Volunteers from Braemar Mountain Rescue found the exhausted man, believed to be from Aberdeen and in his mid-30s.
The cloud cover on Beinn Mheadhoin, in a remote part of the Cairngorms, was too low for a helicopter, the team had no choice but to settle in for the night.
Rescuers were despatched after the man failed to return home on Sunday and his wife alerted emergency services.
He had underestimated the testing conditions, had no proper waterproofs and began to struggle due to soft snow underfoot.
He eventually sought refuge in a rescue shelter known as the Fords of Avon to wait until he was found by an advance party from Braemar Mountain Rescue.
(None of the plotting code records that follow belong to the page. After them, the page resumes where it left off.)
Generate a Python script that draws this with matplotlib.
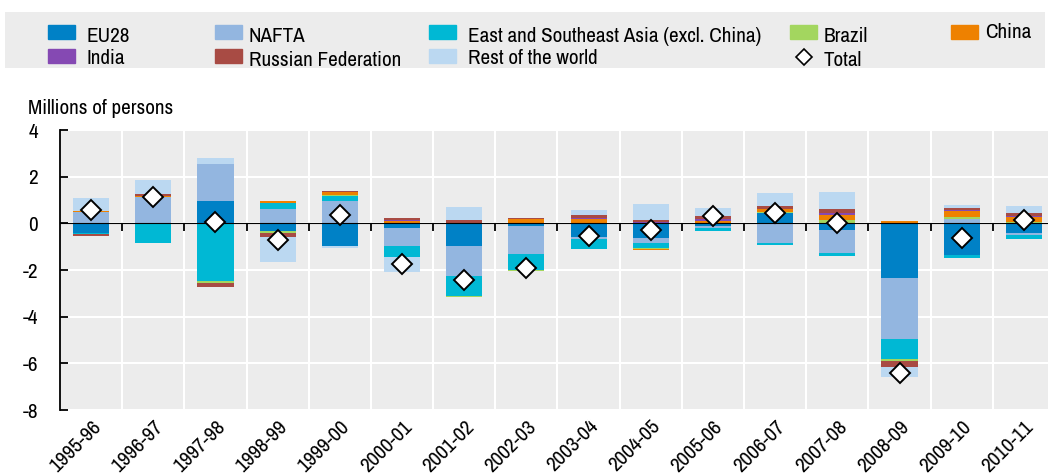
import numpy as np
import matplotlib
matplotlib.use('Agg')
import matplotlib.pyplot as plt
from matplotlib.patches import Rectangle

plt.rcParams['font.family'] = ['Liberation Sans Narrow', 'Archivo Narrow', 'DejaVu Sans']
plt.rcParams['font.size'] = 15.2
plt.rcParams['axes.unicode_minus'] = False

years = ['1995-96', '1996-97', '1997-98', '1998-99', '1999-00', '2000-01', '2001-02', '2002-03',
         '2003-04', '2004-05', '2005-06', '2006-07', '2007-08', '2008-09', '2009-10', '2010-11']

# contributions, millions of persons
eu28   = [-0.43, 0.00, 0.96, -0.33, -0.97, -0.19, -0.97, -0.13, -0.57, -0.64, -0.11, 0.46, -0.30, -2.36, -1.37, -0.41]
nafta  = [0.50, 1.11, 1.60, 0.63, 0.96, -0.79, -1.29, -1.20, -0.10, -0.19, -0.11, -0.86, -0.99, -2.61, 0.18, -0.11]
esa    = [-0.04, -0.83, -2.49, 0.24, 0.21, -0.47, -0.84, -0.66, -0.43, -0.23, -0.10, -0.06, -0.10, -0.86, -0.10, -0.13]
brazil = [0.00, 0.03, -0.05, -0.10, 0.06, 0.00, -0.05, -0.07, 0.00, -0.03, 0.00, 0.04, 0.14, -0.07, 0.08, 0.05]
china  = [0.02, 0.03, 0.00, 0.07, 0.12, 0.10, 0.02, 0.18, 0.20, -0.04, 0.10, 0.10, 0.21, 0.11, 0.26, 0.21]
india  = [0.00, 0.00, 0.00, 0.00, 0.00, 0.03, 0.00, 0.02, 0.05, 0.05, 0.10, 0.00, 0.10, 0.00, 0.04, 0.05]
russia = [-0.06, 0.08, -0.17, -0.15, 0.04, 0.12, 0.12, 0.02, 0.10, 0.08, 0.11, 0.14, 0.17, -0.27, 0.08, 0.13]
row    = [0.56, 0.60, 0.24, -1.06, -0.10, -0.63, 0.56, 0.00, 0.22, 0.69, 0.34, 0.57, 0.74, -0.40, 0.16, 0.31]
total  = [0.57, 1.11, 0.04, -0.71, 0.36, -1.76, -2.44, -1.90, -0.53, -0.29, 0.33, 0.46, 0.03, -6.43, -0.64, 0.14]

names = ['EU28', 'NAFTA', 'East and Southeast Asia (excl. China)', 'Brazil', 'China',
         'India', 'Russian Federation', 'Rest of the world']
series = [eu28, nafta, esa, brazil, china, india, russia, row]
colors = ['#0081C6', '#93B6E0', '#00B8D4', '#A3D65F', '#EE8100', '#8549B3', '#A84B44', '#BBD8F1']
BG = '#ECECEC'

W, H = 1048, 475
fig = plt.figure(figsize=(W / 100, H / 100), dpi=100)

#
# 1. main axes
#
ax = fig.add_axes([60 / W, 1 - 410 / H, (W - 60) / W, 280 / H])
ax.set_facecolor(BG)
x = np.arange(len(years))
pos = np.zeros(len(years))
neg = np.zeros(len(years))
for vals, c in zip(series, colors):
    v = np.array(vals)
    bottom = np.where(v >= 0, pos, neg)
    ax.bar(x, v, 0.58, bottom=bottom, color=c, linewidth=0, zorder=2)
    pos += np.where(v >= 0, v, 0)
    neg += np.where(v < 0, v, 0)

ax.plot(x, total, 'D', markersize=10.5, markerfacecolor='white', markeredgecolor='black',
        markeredgewidth=1.4, zorder=6, clip_on=False)

ax.set_xlim(-0.5, 15.5 - 7 / 62.2)
ax.set_ylim(-8, 4)
ax.set_yticks(np.arange(-8, 5, 2))
ax.set_xticks(x)
ax.set_xticklabels(years, rotation=45, ha='right', va='top', rotation_mode='anchor')
ax.set_xticks(x[:-1] + 0.5, minor=True)
ax.tick_params(axis='x', which='both', length=0, pad=5)
ax.tick_params(axis='y', direction='in', length=6, width=1.3, pad=16)
ax.grid(axis='y', which='major', color='white', lw=1.5, zorder=0)
ax.grid(axis='x', which='minor', color='white', lw=1.5, zorder=0)
ax.set_axisbelow(True)
for s in ['top', 'right', 'bottom']:
    ax.spines[s].set_visible(False)
ax.spines['left'].set_linewidth(1.3)

# zero line with small ticks between years
zero = ax.secondary_xaxis(8 / 12)
zero.set_xticks(x[:-1] + 0.5)
zero.set_xticklabels([])
zero.tick_params(direction='in', length=6, width=1.3)
zero.spines['bottom'].set_linewidth(1.6)
zero.set_zorder(4)

fig.text(28 / W, 1 - 108 / H, 'Millions of persons', ha='left', va='center')

#
# 2. legend box
#
lax = fig.add_axes([5 / W, 1 - 68 / H, 1040 / W, 56 / H])
lax.set_xlim(5, 1045)
lax.set_ylim(68, 12)
lax.axis('off')
lax.add_patch(Rectangle((5, 12), 1040, 56, color=BG, zorder=0))
px = [48, 215, 429, 790, 951, 48, 215, 429]
py = [25, 25, 25, 25, 25, 49, 49, 49]
ty = [37, 37, 36, 37, 32, 59, 61, 58]
tx = [86, 249, 468, 824, 985, 86, 249, 468]
for i in range(len(names)):
    lax.add_patch(Rectangle((px[i], py[i]), 27, 14, color=colors[i], zorder=1))
    lax.text(tx[i], ty[i], names[i], ha='left', va='center')
lax.plot([804], [57], 'D', markersize=8, markerfacecolor='white', markeredgecolor='black',
         markeredgewidth=1.2)
lax.text(824, 60, 'Total', ha='left', va='center')

plt.savefig('out.png', dpi=100)
plt.close()
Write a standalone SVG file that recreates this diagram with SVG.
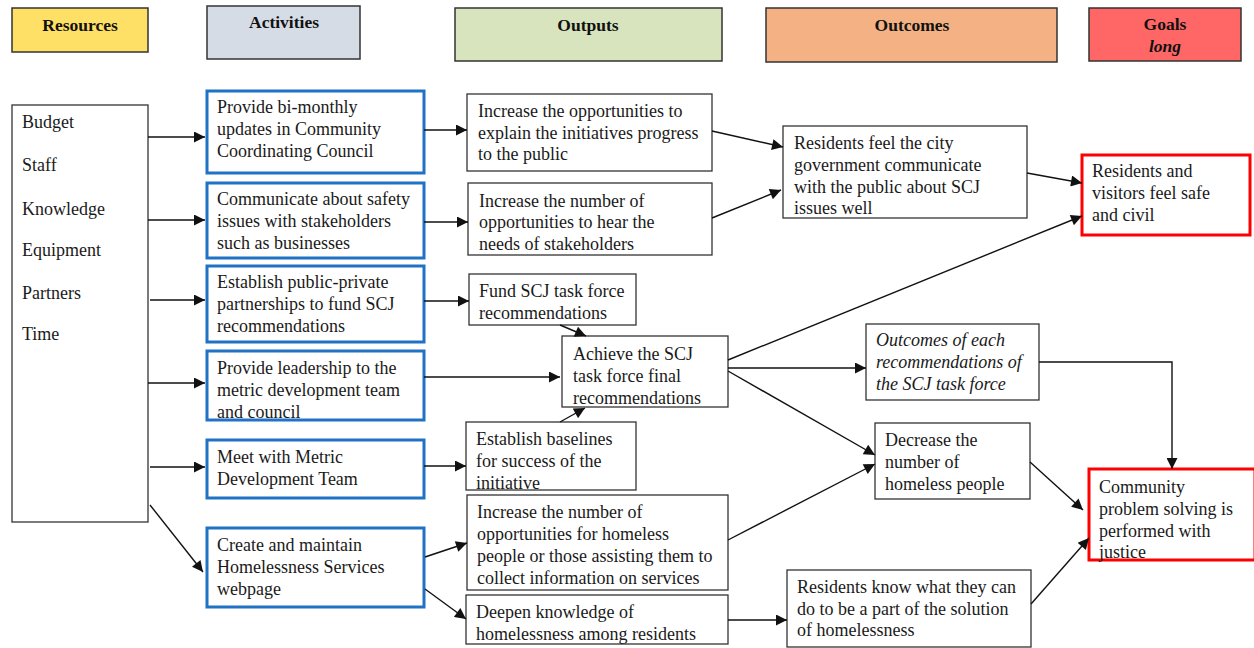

The rescuers had been sent ahead as an advance party to look for the man, while a larger team mobilised.
Malcolm Macintyre, support manager for the team, was one of those who pushed on ahead and found the walker about two and a half hours later. He said: “We found him there in the shelter at about 1:30am.
“There was no way we were going to be able to walk back down as he was absolutely knackered.
“The clouds were also too low for a helicopter to come, so we stayed overnight.
“It came for us the next morning, at about 6:30am, and took us back to the rescue centre in Braemar.
“His clothes weren’t very good. They were only cotton. He didn’t have a proper waterproof.
“He knew he was well out of his depth and was very apologetic when we found him.”
Though tired after his ordeal, Mr Macintyre said the walker was otherwise uninjured. On a busy weekend, the team were also alerted to a group of overdue walkers after they failed to return to Linn of Dee.
The party eventually returned to the car park, safe and well, about 90 minutes later than anticipated and team members were stood down.
The team also had to escort three exhausted hillwalkers from the Corrour Bothy, on the southern side of the Lairig Ghru, on Saturday.
Two men in the Cairngorms took refuge in the Findouran bothy after encountering thigh-deep drifts last week and had to be flown to safety on Thursday.